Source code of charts

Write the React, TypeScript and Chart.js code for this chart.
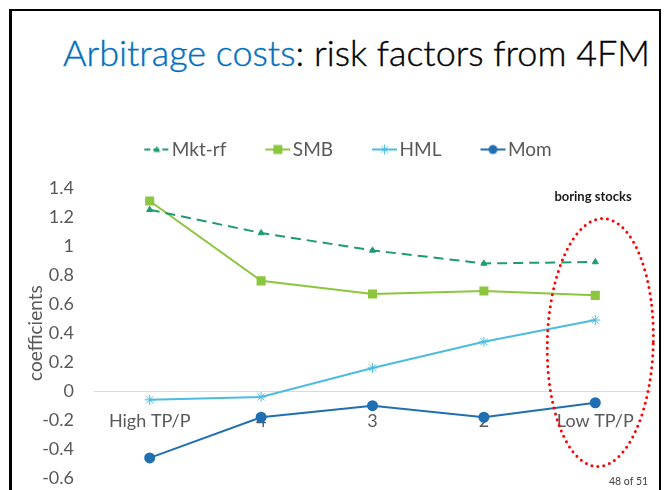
import React, { useEffect, useRef } from "react";
import { Chart, registerables } from "chart.js";

Chart.register(...registerables);

const categories = ["High TP/P", "4", "3", "2", "Low TP/P"];
const mktRf = [1.25, 1.09, 0.97, 0.88, 0.89];
const smb = [1.31, 0.76, 0.67, 0.69, 0.66];
const hml = [-0.06, -0.04, 0.16, 0.34, 0.49];
const mom = [-0.46, -0.18, -0.1, -0.18, -0.08];
const seriesNames = ["Mkt-rf", "SMB", "HML", "Mom"];
const yMin = -0.6;
const yMax = 1.4;
const yStep = 0.2;

const FONT = "Lato, 'Open Sans', sans-serif";
const GREY = "#595959";
const C_MKT = "#1F9B72";
const C_SMB = "#8CC63F";
const C_HML = "#4BBCE0";
const C_MOM = "#1F6FB2";

const EXT = 8;

function makeLegendIcon(color: string, dash: number[], style: string, boxW: number): HTMLCanvasElement {
  const w = boxW + 2 * EXT;
  const h = 14;
  const c = document.createElement("canvas");
  c.width = w;
  c.height = h;
  const ctx = c.getContext("2d")!;
  const x0 = w - 26;
  const x1 = w - 1;
  const cy = h / 2;
  ctx.strokeStyle = color;
  ctx.fillStyle = color;
  ctx.lineWidth = 2;
  ctx.setLineDash(dash);
  ctx.beginPath();
  ctx.moveTo(x0, cy);
  ctx.lineTo(x1, cy);
  ctx.stroke();
  ctx.setLineDash([]);
  const mx = (x0 + x1) / 2;
  if (style === "triangle") {
    ctx.beginPath();
    ctx.moveTo(mx, cy - 3.5);
    ctx.lineTo(mx + 3.5, cy + 2.5);
    ctx.lineTo(mx - 3.5, cy + 2.5);
    ctx.closePath();
    ctx.fill();
  } else if (style === "rect") {
    ctx.fillRect(mx - 4.5, cy - 4.5, 9, 9);
  } else if (style === "star") {
    ctx.lineWidth = 1;
    ctx.beginPath();
    const r = 5;
    ctx.moveTo(mx - r, cy);
    ctx.lineTo(mx + r, cy);
    ctx.moveTo(mx, cy - r);
    ctx.lineTo(mx, cy + r);
    ctx.moveTo(mx - r * 0.7, cy - r * 0.7);
    ctx.lineTo(mx + r * 0.7, cy + r * 0.7);
    ctx.moveTo(mx - r * 0.7, cy + r * 0.7);
    ctx.lineTo(mx + r * 0.7, cy - r * 0.7);
    ctx.stroke();
  } else {
    ctx.beginPath();
    ctx.arc(mx, cy, 4.5, 0, Math.PI * 2);
    ctx.fill();
  }
  return c;
}

const ellipsePlugin = {
  id: "boringEllipse",
  afterDatasetsDraw(chart: any) {
    const { ctx, scales } = chart;
    const xs = scales.x;
    const ys = scales.y;
    const cx = xs.getPixelForValue(categories.length - 1) + 5;
    const top = ys.getPixelForValue(1.19);
    const bottom = ys.getPixelForValue(-0.52);
    const cy = (top + bottom) / 2;
    const ry = (bottom - top) / 2;
    const rx = 53;
    ctx.save();
    ctx.strokeStyle = "#FF0000";
    ctx.lineWidth = 3;
    ctx.lineCap = "round";
    ctx.setLineDash([0, 6]);
    ctx.beginPath();
    ctx.ellipse(cx, cy, rx, ry, 0.025, 0, Math.PI * 2);
    ctx.stroke();
    ctx.restore();
  },
};

export default function App() {
  const ref = useRef<HTMLCanvasElement | null>(null);

  useEffect(() => {
    if (!ref.current) return;
    const boxW = 50;
    const icons = [
      makeLegendIcon(C_MKT, [6, 3], "triangle", boxW),
      makeLegendIcon(C_SMB, [], "rect", boxW),
      makeLegendIcon(C_HML, [], "star", boxW),
      makeLegendIcon(C_MOM, [], "circle", boxW),
    ];
    const chart = new Chart(ref.current, {
      type: "line",
      data: {
        labels: categories,
        datasets: [
          {
            label: seriesNames[0],
            data: mktRf,
            borderColor: C_MKT,
            backgroundColor: C_MKT,
            borderWidth: 2,
            borderDash: [10, 6],
            pointStyle: "triangle",
            pointRadius: 3.5,
            pointBorderWidth: 1,
          },
          {
            label: seriesNames[1],
            data: smb,
            borderColor: C_SMB,
            backgroundColor: C_SMB,
            borderWidth: 2,
            pointStyle: "rect",
            pointRadius: 5,
          },
          {
            label: seriesNames[2],
            data: hml,
            borderColor: C_HML,
            backgroundColor: C_HML,
            borderWidth: 2,
            pointStyle: "star",
            pointRadius: 5,
            pointBorderWidth: 1,
          },
          {
            label: seriesNames[3],
            data: mom,
            borderColor: C_MOM,
            backgroundColor: C_MOM,
            borderWidth: 2,
            pointStyle: "circle",
            pointRadius: 4.5,
          },
        ],
      },
      options: {
        animation: false,
        responsive: true,
        maintainAspectRatio: false,
        layout: { padding: { top: 8, right: 6, bottom: 4, left: 0 } },
        plugins: {
          tooltip: { enabled: false },
          legend: {
            position: "top",
            labels: {
              usePointStyle: true,
              pointStyleWidth: boxW,
              padding: 7,
              color: GREY,
              font: { family: FONT, size: 19 },
              generateLabels: (ch: any) =>
                ch.data.datasets.map((ds: any, i: number) => ({
                  text: ds.label,
                  fontColor: GREY,
                  pointStyle: icons[i],
                  datasetIndex: i,
                  hidden: false,
                  lineWidth: 0,
                  strokeStyle: "transparent",
                  fillStyle: "transparent",
                })),
            },
          },
        },
        scales: {
          x: {
            type: "category",
            position: { y: 0 } as any,
            offset: true,
            grid: { display: false, drawTicks: false },
            border: { display: true, color: "#D9D9D9", width: 1 },
            ticks: {
              color: GREY,
              font: { family: FONT, size: 18 },
              padding: 19,
              maxRotation: 0,
              autoSkip: false,
            },
            afterFit: (s: any) => {
              s.height = 0;
            },
          },
          spacer: {
            type: "category",
            position: "top",
            display: true,
            grid: { display: false, drawTicks: false },
            border: { display: false },
            ticks: { display: false },
            afterFit: (s: any) => {
              s.height = 19;
            },
          },
          y: {
            min: yMin,
            max: yMax,
            grid: { display: false, drawTicks: false },
            border: { display: false },
            ticks: {
              stepSize: yStep,
              color: GREY,
              padding: 20,
              font: { family: FONT, size: 18 },
              callback: (v: any) => String(Number(Number(v).toFixed(1))),
            },
            title: {
              display: true,
              text: "coefficients",
              color: GREY,
              font: { family: FONT, size: 19 },
              padding: { top: 12, bottom: 0 },
            },
            afterFit: (s: any) => {
              s.width = 82;
            },
          },
        },
      },
      plugins: [ellipsePlugin],
    });
    return () => chart.destroy();
  }, []);

  return (
    <div style={{ position: "fixed", left: 0, top: 0, width: 665, height: 490, background: "#fff", overflow: "hidden" }}>
      <div
        style={{
          position: "absolute",
          left: 9,
          top: 9,
          width: 647,
          height: 500,
          borderLeft: "3px solid #000",
          borderTop: "2px solid #000",
          borderRight: "2px solid #000",
        }}
      />
      <div
        style={{
          position: "absolute",
          left: 63,
          top: 32,
          fontFamily: FONT,
          fontSize: 36,
          fontWeight: 300,
          lineHeight: "40px",
          whiteSpace: "nowrap",
          color: "#000",
          WebkitTextStroke: "0.4px currentColor",
        }}
      >
        <span style={{ color: "#0070C0" }}>Arbitrage costs</span>: risk factors from 4FM
      </div>
      <div style={{ position: "absolute", left: 12, top: 125, width: 646, height: 384 }}>
        <canvas ref={ref} />
      </div>
      <div
        style={{
          position: "absolute",
          left: 552,
          top: 188,
          width: 82,
          textAlign: "center",
          fontFamily: FONT,
          fontWeight: 700,
          fontSize: 13,
          color: "#1a1a1a",
          whiteSpace: "nowrap",
        }}
      >
        boring stocks
      </div>
      <div
        style={{
          position: "absolute",
          left: 609,
          top: 475,
          fontFamily: FONT,
          fontSize: 10.5,
          color: "#404040",
          whiteSpace: "nowrap",
        }}
      >
        48 of 51
      </div>
    </div>
  );
}
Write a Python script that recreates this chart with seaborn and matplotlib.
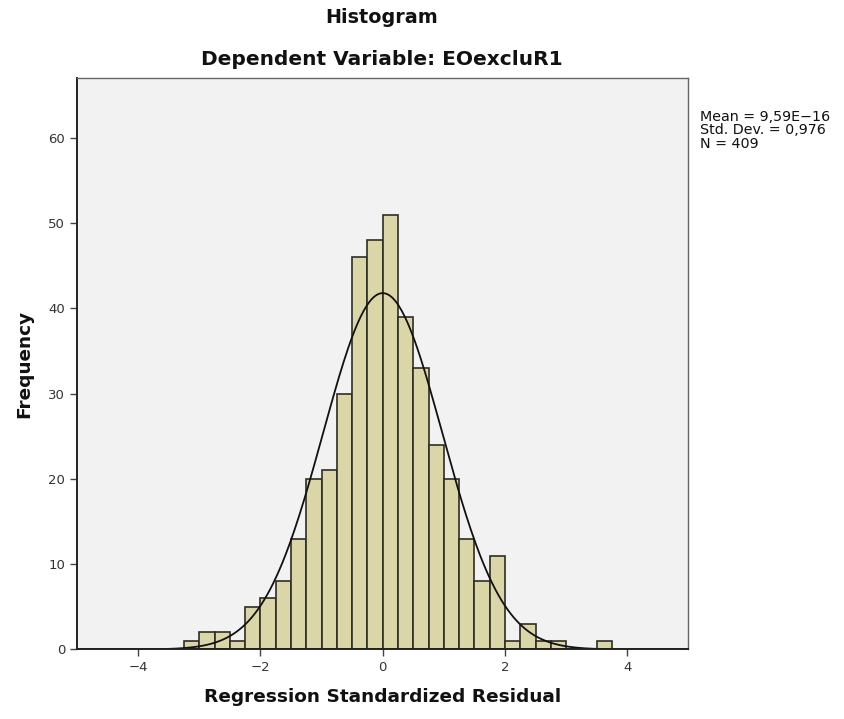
import numpy as np
import pandas as pd
import seaborn as sns
import matplotlib.pyplot as plt

# Histogram bins (left edges, width 0.25) and counts
bin_left = [-3.25, -3.0, -2.75, -2.5, -2.25, -2.0, -1.75, -1.5, -1.25, -1.0,
            -0.75, -0.5, -0.25, 0.0, 0.25, 0.5, 0.75, 1.0, 1.25, 1.5,
            1.75, 2.0, 2.25, 2.5, 2.75, 3.0, 3.25, 3.5]
counts = [1, 2, 2, 1, 5, 6, 8, 13, 20, 21,
          30, 46, 48, 51, 39, 33, 24, 20, 13, 8,
          11, 1, 3, 1, 1, 0, 0, 1]
bin_width = 0.25

mean = 9.59e-16
std = 0.976
n = 409

x_ticks = [-4, -2, 0, 2, 4]
y_ticks = [0, 10, 20, 30, 40, 50, 60]

df = pd.DataFrame({'resid': np.array(bin_left) + bin_width / 2, 'count': counts})

sns.set_style('ticks')
plt.rcParams['font.family'] = ['DejaVu Sans']

fig = plt.figure(figsize=(8.44, 7.19), dpi=100)
ax = fig.add_axes([0.0912, 0.0967, 0.7245, 0.7945])
ax.set_facecolor('#f2f2f2')

sns.histplot(data=df, x='resid', weights='count', binwidth=bin_width,
             binrange=(bin_left[0], bin_left[-1] + bin_width), ax=ax,
             color='#dbd6a8', alpha=1, edgecolor='#2e2e26', linewidth=1.2)

# normal curve scaled to the histogram
xs = np.linspace(-5, 5, 400)
ys = n * bin_width * np.exp(-0.5 * ((xs - mean) / std) ** 2) / (std * np.sqrt(2 * np.pi))
sns.lineplot(x=xs, y=ys, ax=ax, color='#111111', linewidth=1.3)

ax.set_xlim(-5, 5)
ax.set_ylim(0, 67)
ax.set_xticks(x_ticks)
ax.set_yticks(y_ticks)
ax.set_xticklabels(['\u22124', '\u22122', '0', '2', '4'])
ax.tick_params(axis='both', direction='out', length=5, width=1, colors='#444444',
               labelsize=9.5, labelcolor='#333333')

for side in ['top', 'right']:
    ax.spines[side].set_color('#666666')
    ax.spines[side].set_linewidth(1)
for side in ['left', 'bottom']:
    ax.spines[side].set_color('#222222')
    ax.spines[side].set_linewidth(1.4)

ax.set_xlabel('Regression Standardized Residual', fontsize=13.3, fontweight='bold',
              labelpad=10, color='#111111')
ax.set_ylabel('Frequency', fontsize=13.3, fontweight='bold', labelpad=11, color='#111111')

fig.text(0.4526, 0.975, 'Histogram', ha='center', va='center', fontsize=13.8,
         fontweight='bold', color='#111111')
fig.text(0.4526, 0.917, 'Dependent Variable: EOexcluR1', ha='center', va='center',
         fontsize=14.5, fontweight='bold', color='#111111')
fig.text(0.829, 0.847, 'Mean = 9,59E\u221216\nStd. Dev. = 0,976\nN = 409',
         ha='left', va='top', fontsize=10.3, linespacing=0.95, color='#111111')

fig.savefig('out.png', dpi=100)
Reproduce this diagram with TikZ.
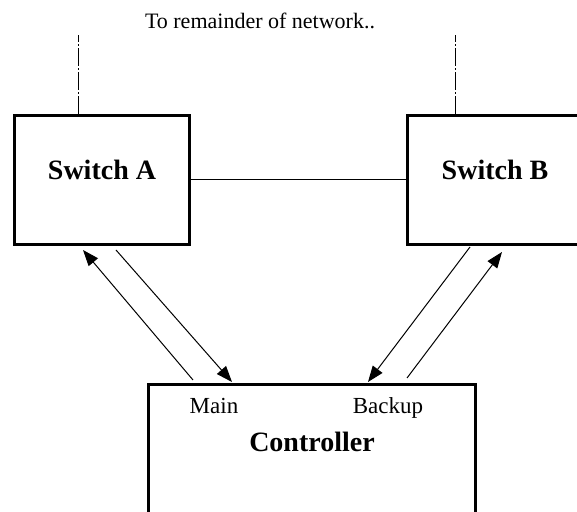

§ Short exercise
Look above for the line with "Write a Python" and the line with "sns.lineplot(x=xs, y=ys, ax=ax, color='#111111', linewidth=1.3)"; set down those two lines and all lines between them exactly, without pictures and without anything else.

§ Complete response
Write a Python script that recreates this chart with seaborn and matplotlib.
import numpy as np
import pandas as pd
import seaborn as sns
import matplotlib.pyplot as plt

# Histogram bins (left edges, width 0.25) and counts
bin_left = [-3.25, -3.0, -2.75, -2.5, -2.25, -2.0, -1.75, -1.5, -1.25, -1.0,
            -0.75, -0.5, -0.25, 0.0, 0.25, 0.5, 0.75, 1.0, 1.25, 1.5,
            1.75, 2.0, 2.25, 2.5, 2.75, 3.0, 3.25, 3.5]
counts = [1, 2, 2, 1, 5, 6, 8, 13, 20, 21,
          30, 46, 48, 51, 39, 33, 24, 20, 13, 8,
          11, 1, 3, 1, 1, 0, 0, 1]
bin_width = 0.25

mean = 9.59e-16
std = 0.976
n = 409

x_ticks = [-4, -2, 0, 2, 4]
y_ticks = [0, 10, 20, 30, 40, 50, 60]

df = pd.DataFrame({'resid': np.array(bin_left) + bin_width / 2, 'count': counts})

sns.set_style('ticks')
plt.rcParams['font.family'] = ['DejaVu Sans']

fig = plt.figure(figsize=(8.44, 7.19), dpi=100)
ax = fig.add_axes([0.0912, 0.0967, 0.7245, 0.7945])
ax.set_facecolor('#f2f2f2')

sns.histplot(data=df, x='resid', weights='count', binwidth=bin_width,
             binrange=(bin_left[0], bin_left[-1] + bin_width), ax=ax,
             color='#dbd6a8', alpha=1, edgecolor='#2e2e26', linewidth=1.2)

# normal curve scaled to the histogram
xs = np.linspace(-5, 5, 400)
ys = n * bin_width * np.exp(-0.5 * ((xs - mean) / std) ** 2) / (std * np.sqrt(2 * np.pi))
sns.lineplot(x=xs, y=ys, ax=ax, color='#111111', linewidth=1.3)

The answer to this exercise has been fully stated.